Take the lines from the beginning of the material through the line containing "import seaborn as sns" and retype them exactly, leaving the pictures out.
Start of Data block
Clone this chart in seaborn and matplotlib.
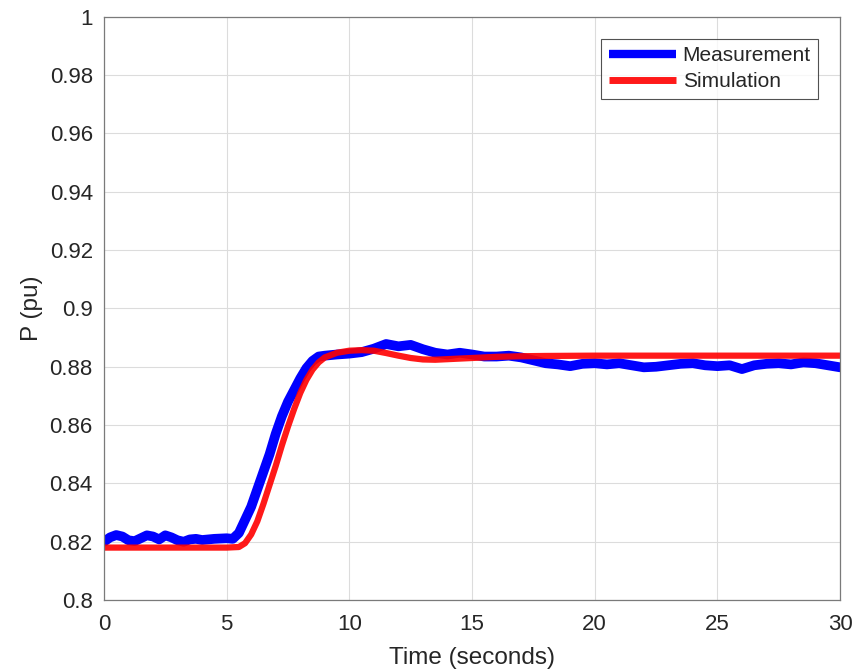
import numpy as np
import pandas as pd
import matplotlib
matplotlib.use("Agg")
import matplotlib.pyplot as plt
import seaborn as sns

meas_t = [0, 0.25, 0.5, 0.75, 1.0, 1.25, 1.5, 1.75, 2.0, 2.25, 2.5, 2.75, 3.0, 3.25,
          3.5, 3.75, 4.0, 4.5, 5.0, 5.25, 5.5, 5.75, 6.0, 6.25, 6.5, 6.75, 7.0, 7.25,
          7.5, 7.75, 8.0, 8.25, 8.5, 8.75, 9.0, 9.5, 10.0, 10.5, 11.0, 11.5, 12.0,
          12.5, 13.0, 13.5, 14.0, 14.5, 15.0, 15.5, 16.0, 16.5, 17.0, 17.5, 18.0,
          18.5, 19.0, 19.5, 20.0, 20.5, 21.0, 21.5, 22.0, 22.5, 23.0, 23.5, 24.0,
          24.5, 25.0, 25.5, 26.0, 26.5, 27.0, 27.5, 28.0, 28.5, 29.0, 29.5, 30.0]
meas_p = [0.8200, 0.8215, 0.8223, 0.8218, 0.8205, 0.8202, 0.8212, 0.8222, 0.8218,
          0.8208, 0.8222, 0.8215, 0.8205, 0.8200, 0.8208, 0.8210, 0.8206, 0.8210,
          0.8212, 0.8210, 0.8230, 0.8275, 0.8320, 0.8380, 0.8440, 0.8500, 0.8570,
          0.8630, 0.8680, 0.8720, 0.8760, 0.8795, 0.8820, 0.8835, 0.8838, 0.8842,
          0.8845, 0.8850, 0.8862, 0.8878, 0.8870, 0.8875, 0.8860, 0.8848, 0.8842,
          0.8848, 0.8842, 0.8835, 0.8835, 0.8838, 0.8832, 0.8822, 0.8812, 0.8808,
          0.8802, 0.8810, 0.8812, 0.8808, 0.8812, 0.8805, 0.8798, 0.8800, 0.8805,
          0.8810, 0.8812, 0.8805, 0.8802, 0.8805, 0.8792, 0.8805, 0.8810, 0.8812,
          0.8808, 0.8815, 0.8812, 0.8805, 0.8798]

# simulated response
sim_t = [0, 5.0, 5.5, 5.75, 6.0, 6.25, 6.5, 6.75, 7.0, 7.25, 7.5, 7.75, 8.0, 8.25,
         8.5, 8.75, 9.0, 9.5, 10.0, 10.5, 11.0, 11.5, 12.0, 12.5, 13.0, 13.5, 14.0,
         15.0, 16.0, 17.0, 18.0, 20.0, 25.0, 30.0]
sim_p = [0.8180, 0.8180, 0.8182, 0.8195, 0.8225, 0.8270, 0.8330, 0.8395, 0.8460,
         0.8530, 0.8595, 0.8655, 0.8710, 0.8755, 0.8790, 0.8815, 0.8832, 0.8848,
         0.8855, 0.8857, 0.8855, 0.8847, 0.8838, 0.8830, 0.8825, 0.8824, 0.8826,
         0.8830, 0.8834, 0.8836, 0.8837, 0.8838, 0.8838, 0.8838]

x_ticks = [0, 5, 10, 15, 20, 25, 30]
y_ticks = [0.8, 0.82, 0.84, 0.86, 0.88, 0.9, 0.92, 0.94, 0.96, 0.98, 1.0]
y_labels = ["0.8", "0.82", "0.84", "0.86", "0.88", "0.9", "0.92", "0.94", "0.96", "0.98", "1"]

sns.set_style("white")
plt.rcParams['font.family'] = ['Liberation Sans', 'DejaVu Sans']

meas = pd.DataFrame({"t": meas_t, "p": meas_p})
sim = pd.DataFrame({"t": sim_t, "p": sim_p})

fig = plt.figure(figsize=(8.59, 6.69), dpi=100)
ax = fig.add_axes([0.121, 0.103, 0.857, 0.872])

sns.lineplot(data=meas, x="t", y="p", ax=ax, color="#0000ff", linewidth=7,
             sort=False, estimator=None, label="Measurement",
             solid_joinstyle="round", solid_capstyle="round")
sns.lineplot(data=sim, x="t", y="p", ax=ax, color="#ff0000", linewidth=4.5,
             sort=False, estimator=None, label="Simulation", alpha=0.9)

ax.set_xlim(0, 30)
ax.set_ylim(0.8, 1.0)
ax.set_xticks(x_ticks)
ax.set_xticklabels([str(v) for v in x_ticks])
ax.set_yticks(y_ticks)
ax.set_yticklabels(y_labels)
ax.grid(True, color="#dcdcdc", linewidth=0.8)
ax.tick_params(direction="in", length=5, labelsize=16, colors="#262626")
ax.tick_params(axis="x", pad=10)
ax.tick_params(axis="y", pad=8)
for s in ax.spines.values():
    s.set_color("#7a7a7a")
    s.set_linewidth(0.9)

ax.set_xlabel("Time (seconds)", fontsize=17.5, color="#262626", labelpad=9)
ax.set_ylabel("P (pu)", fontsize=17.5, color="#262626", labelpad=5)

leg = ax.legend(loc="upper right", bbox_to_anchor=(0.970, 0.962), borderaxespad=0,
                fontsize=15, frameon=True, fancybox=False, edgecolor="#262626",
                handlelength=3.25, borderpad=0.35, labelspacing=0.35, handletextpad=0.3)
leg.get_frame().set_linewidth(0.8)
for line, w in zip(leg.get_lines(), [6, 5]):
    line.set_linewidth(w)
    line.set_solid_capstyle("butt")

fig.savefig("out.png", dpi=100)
End of Data block
_Solution to this problem_
Clone this chart in seaborn and matplotlib.
import numpy as np
import pandas as pd
import matplotlib
matplotlib.use("Agg")
import matplotlib.pyplot as plt
import seaborn as sns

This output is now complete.